In fact, they’re so competent that they can complete their mission without you ever so much as firing a shot. The video you see here to the right is the first mission of Black Ops – an attempt to assassinate Cuban dictator Fidel Castro – played on the Hardened difficulty, where all the shooting is left to your AI teammates.
As you can see, other than a scripted scenario where the AI takes over for the player, he doesn’t ever fire a single shot. Sure, most of combat is spent hiding behind cover waiting for other people to stop shooting, which might not be very heroic – but you can’t say it’s not effective.

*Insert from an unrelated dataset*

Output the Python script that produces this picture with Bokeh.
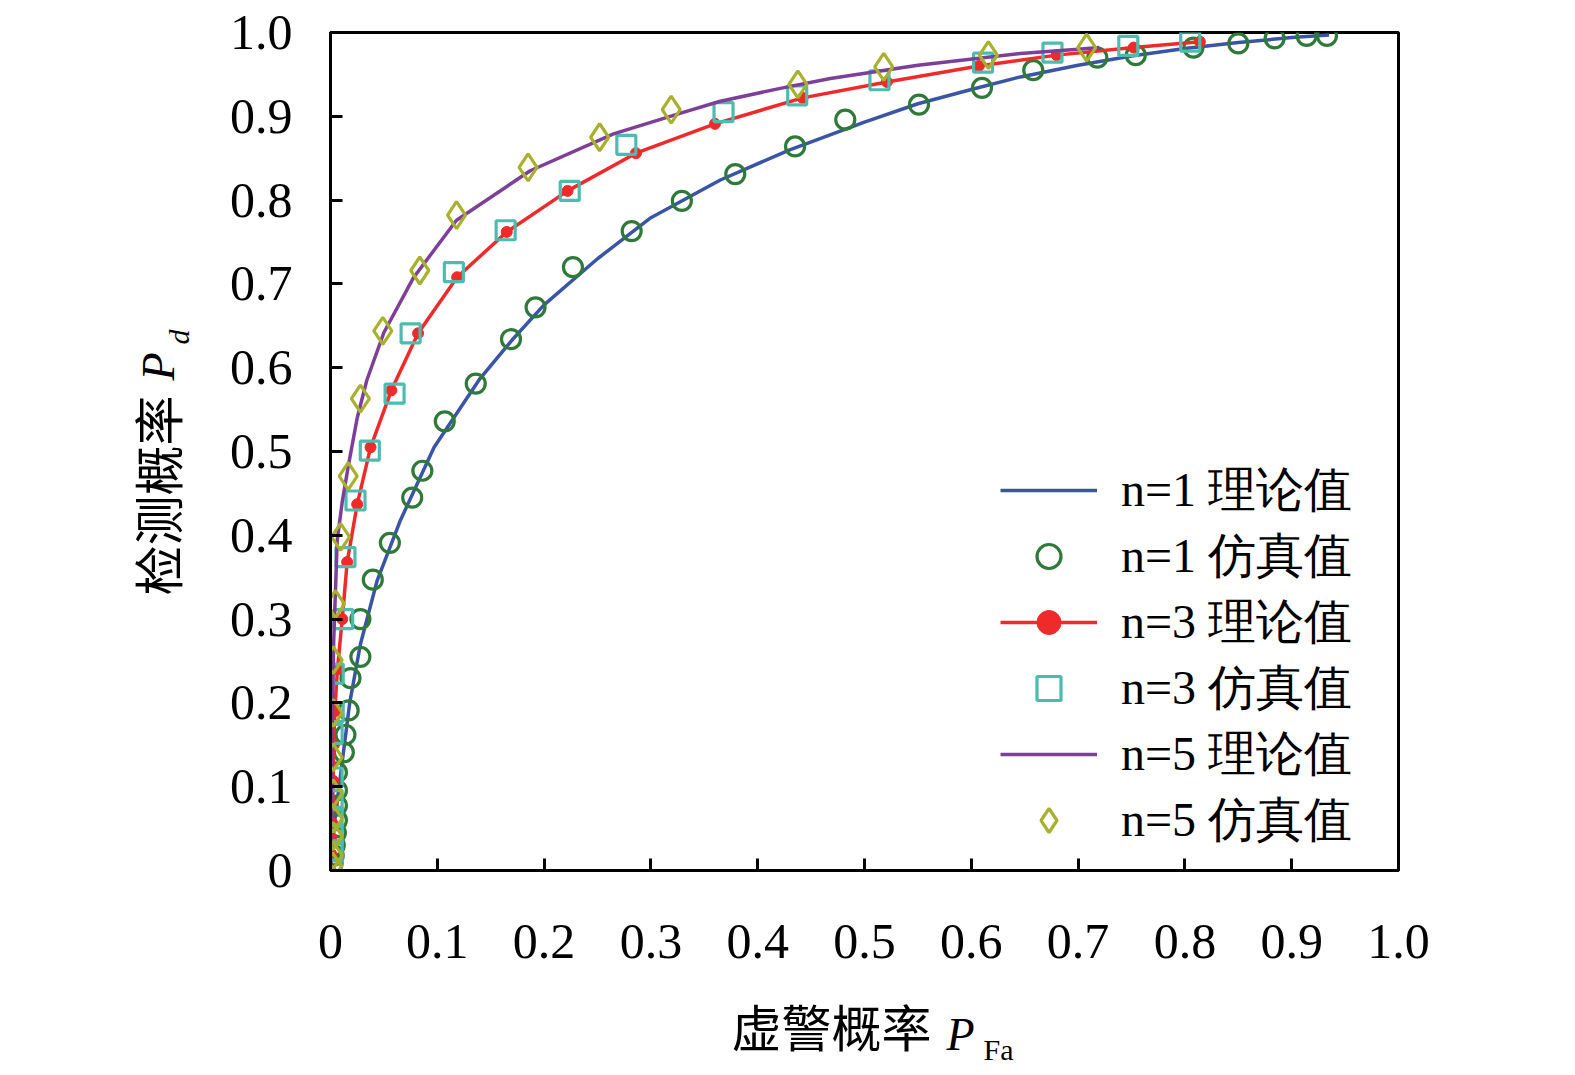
import math
from bokeh.plotting import figure
from bokeh.models import (Range1d, FixedTicker, CustomJSTickFormatter, Label,
                          Legend, LegendItem)
from bokeh.embed import file_html
from bokeh.resources import INLINE

# ---------------- data ----------------
n1_theory_x = [0, 0.002, 0.004, 0.0075, 0.012, 0.018, 0.028, 0.0437, 0.0655, 0.097,
               0.14, 0.17, 0.2, 0.25, 0.3, 0.365, 0.43, 0.5, 0.55, 0.6, 0.646, 0.7,
               0.75, 0.8, 0.85, 0.9, 0.935]
n1_theory_y = [0, 0.03, 0.06, 0.095, 0.14, 0.2, 0.27, 0.346, 0.418, 0.505,
               0.587, 0.633, 0.675, 0.73, 0.779, 0.824, 0.86, 0.893, 0.915, 0.932, 0.947, 0.961,
               0.972, 0.981, 0.988, 0.994, 0.997]

n1_sim_x = [0.002, 0.003, 0.004, 0.005, 0.006, 0.006, 0.006, 0.006, 0.0125, 0.014,
            0.017, 0.0187, 0.028, 0.028, 0.0396, 0.0556, 0.0765, 0.086, 0.107, 0.136,
            0.169, 0.192, 0.227, 0.282, 0.329, 0.379, 0.435, 0.482, 0.551, 0.610,
            0.658, 0.718, 0.754, 0.808, 0.850, 0.884, 0.914, 0.933]
n1_sim_y = [0.008, 0.018, 0.03, 0.045, 0.060, 0.0775, 0.0955, 0.117, 0.141, 0.162,
            0.191, 0.2295, 0.255, 0.300, 0.347, 0.391, 0.445, 0.477, 0.536, 0.581,
            0.634, 0.672, 0.720, 0.763, 0.799, 0.831, 0.864, 0.896, 0.914, 0.934,
            0.955, 0.970, 0.973, 0.982, 0.987, 0.993, 0.996, 0.996]

n3_theory_x = [0, 0.0005, 0.001, 0.0015, 0.002, 0.0025, 0.003, 0.004, 0.0065, 0.011,
               0.0156, 0.025, 0.0375, 0.057, 0.082, 0.1186, 0.165, 0.222, 0.286, 0.360,
               0.442, 0.521, 0.607, 0.680, 0.752, 0.814]
n3_theory_y = [0, 0.02, 0.039, 0.057, 0.078, 0.107, 0.15, 0.19, 0.24, 0.300,
               0.368, 0.437, 0.505, 0.573, 0.641, 0.708, 0.762, 0.811, 0.856, 0.891,
               0.922, 0.941, 0.960, 0.973, 0.982, 0.989]

n3_sim_x = [0.001, 0.002, 0.002, 0.002, 0.002, 0.002, 0.002, 0.003, 0.003, 0.0119,
            0.014, 0.0234, 0.0368, 0.060, 0.075, 0.1155, 0.164, 0.224, 0.277, 0.368,
            0.437, 0.514, 0.611, 0.676, 0.747, 0.805]
n3_sim_y = [0.0, 0.024, 0.043, 0.064, 0.084, 0.111, 0.163, 0.189, 0.235, 0.300,
            0.374, 0.4415, 0.501, 0.569, 0.641, 0.714, 0.764, 0.811, 0.866, 0.905,
            0.925, 0.943, 0.964, 0.976, 0.984, 0.989]

n5_theory_x = [0, 0.0005, 0.001, 0.002, 0.003, 0.0063, 0.011, 0.017, 0.025, 0.034,
               0.05, 0.078, 0.118, 0.187, 0.265, 0.331, 0.365, 0.42, 0.468, 0.55,
               0.646, 0.70, 0.72]
n5_theory_y = [0, 0.06, 0.12, 0.2, 0.274, 0.394, 0.44, 0.485, 0.54, 0.585,
               0.642, 0.708, 0.776, 0.835, 0.879, 0.905, 0.918, 0.933, 0.945, 0.961,
               0.975, 0.980, 0.982]

n5_sim_x = [0.002, 0.0025, 0.0025, 0.0025, 0.0025, 0.0025, 0.0025, 0.0025, 0.0047, 0.0094,
            0.0166, 0.028, 0.049, 0.0836, 0.118, 0.185, 0.252, 0.319, 0.4376, 0.518,
            0.616, 0.708]
n5_sim_y = [0.005, 0.018, 0.041, 0.062, 0.092, 0.135, 0.188, 0.251, 0.318, 0.398,
            0.4705, 0.563, 0.644, 0.716, 0.782, 0.839, 0.875, 0.908, 0.938, 0.959,
            0.973, 0.982]

tick_values = [0, 0.1, 0.2, 0.3, 0.4, 0.5, 0.6, 0.7, 0.8, 0.9, 1.0]
tick_labels = ["0", "0.1", "0.2", "0.3", "0.4", "0.5", "0.6", "0.7", "0.8", "0.9", "1.0"]

legend_labels = ["n=1 理论值", "n=1 仿真值", "n=3 理论值", "n=3 仿真值",
                 "n=5 理论值", "n=5 仿真值"]

x_label_cn = "虚警概率"
y_label_cn = "检测概率"

# ---------------- styling ----------------
SERIF = "Liberation Serif"
CJK = "Noto Sans CJK SC"
BLUE = "#3a55a6"
GREEN = "#2f7a38"
RED = "#ee2a2a"
TEAL = "#4dbcb0"
PURPLE = "#7e3f98"
OLIVE = "#a8b12d"

W, H = 1563, 1071
FL, FT, FW, FH = 330, 32, 1068, 838

p = figure(width=W, height=H, output_backend="svg", toolbar_location=None,
           x_range=Range1d(0, 1), y_range=Range1d(0, 1),
           min_border_left=FL, min_border_top=FT,
           min_border_right=W - FL - FW, min_border_bottom=H - FT - FH,
           background_fill_color="white", border_fill_color="white")
p.outline_line_color = "black"
p.outline_line_width = 3
p.outline_line_alpha = 1
p.xgrid.visible = False
p.ygrid.visible = False

fmt = CustomJSTickFormatter(args=dict(tvals=tick_values, tlabs=tick_labels), code="""
const i = tvals.findIndex(t => Math.abs(t - tick) < 1e-9);
return i >= 0 ? tlabs[i] : '';
""")
for ax in (p.xaxis[0], p.yaxis[0]):
    ax.ticker = FixedTicker(ticks=tick_values)
    ax.formatter = fmt
    ax.axis_line_width = 3
    ax.axis_line_color = "black"
    ax.major_tick_in = 12
    ax.major_tick_out = 0
    ax.major_tick_line_width = 3
    ax.minor_tick_line_color = None
    ax.major_label_text_font = SERIF
    ax.major_label_text_font_size = "50px"
    ax.major_label_text_color = "black"
p.xaxis[0].major_label_standoff = 54
p.yaxis[0].major_label_standoff = 38

# ---------------- glyphs ----------------
r1l = p.line(n1_theory_x, n1_theory_y, line_color=BLUE, line_width=3.5)
r1s = p.scatter(n1_sim_x, n1_sim_y, marker="circle", size=19, fill_color=None,
                line_color=GREEN, line_width=3.2)
r3l = p.line(n3_theory_x, n3_theory_y, line_color=RED, line_width=3.5)
r3d = p.scatter(n3_theory_x, n3_theory_y, marker="circle", size=11, fill_color=RED,
                line_color=RED, line_width=1)
r3s = p.scatter(n3_sim_x, n3_sim_y, marker="square", size=19, fill_color=None,
                line_color=TEAL, line_width=3.2)
r5l = p.line(n5_theory_x, n5_theory_y, line_color=PURPLE, line_width=3.5)
r5s = p.scatter(n5_sim_x, n5_sim_y, marker="diamond", size=27, fill_color=None,
                line_color=OLIVE, line_width=3.2)

legend = Legend(items=[
    LegendItem(label=legend_labels[0], renderers=[r1l]),
    LegendItem(label=legend_labels[1], renderers=[r1s]),
    LegendItem(label=legend_labels[2], renderers=[r3l, r3d]),
    LegendItem(label=legend_labels[3], renderers=[r3s]),
    LegendItem(label=legend_labels[4], renderers=[r5l]),
    LegendItem(label=legend_labels[5], renderers=[r5s]),
], location=(670, 17), orientation="vertical")
legend.background_fill_alpha = 0
legend.border_line_color = None
legend.padding = 0
legend.margin = 0
legend.spacing = 0
legend.glyph_width = 97
legend.glyph_height = 60
legend.label_height = 66
legend.label_standoff = 24
legend.label_text_font = SERIF
legend.label_text_font_size = "48px"
legend.label_text_color = "black"
legend.label_text_baseline = "middle"
p.add_layout(legend)

# ---------------- axis titles ----------------
# Labels live in side panels that have room to spare, so they are not clipped to
# the frame; their positions are data coordinates of the fixed 0..1 ranges.
def dx(px):  # canvas px -> data x
    return (px - FL) / FW

def dy(py):  # canvas px -> data y
    return (FT + FH - py) / FH

p.add_layout(Label(x=dx(731), y=dy(1024), text=x_label_cn, text_font=CJK,
                   text_font_size="50px", text_color="black",
                   text_align="left", text_baseline="middle"), "below")
p.add_layout(Label(x=dx(946), y=dy(1034), text="P", text_font=SERIF,
                   text_font_style="italic", text_font_size="46px", text_color="black",
                   text_align="left", text_baseline="middle"), "right")
p.add_layout(Label(x=dx(983), y=dy(1049), text="Fa", text_font=SERIF,
                   text_font_size="30px", text_color="black",
                   text_align="left", text_baseline="middle"), "left")

p.add_layout(Label(x=dx(155), y=dy(595), text=y_label_cn, text_font=CJK,
                   text_font_size="50px", text_color="black", angle=math.pi / 2,
                   text_align="left", text_baseline="middle"), "left")
p.add_layout(Label(x=dx(158), y=dy(380), text="P", text_font=SERIF,
                   text_font_style="italic", text_font_size="46px", text_color="black",
                   angle=math.pi / 2, text_align="left", text_baseline="middle"), "left")
p.add_layout(Label(x=dx(178), y=dy(344), text="d", text_font=SERIF,
                   text_font_style="italic", text_font_size="30px", text_color="black",
                   angle=math.pi / 2, text_align="left", text_baseline="middle"), "left")

open("out.html", "w").write(file_html(p, INLINE))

The interesting part is just how subtle this sort of thing is. 99.9% of players might gun their way through this mission in a series of intense, pulse-pounding firefights, marveling at the spectacle and never knowing that their computer-controlled comrades could simply be doing their job for them.
There’s a fine line between sculpting cinematic set-pieces that players will remember for years and using smoke and mirrors to create the illusion of interactivity – a line walked not just by Treyarch, but by developers like Kojima Productions and Valve Software, too. Which side of that line does this fall on, I wonder?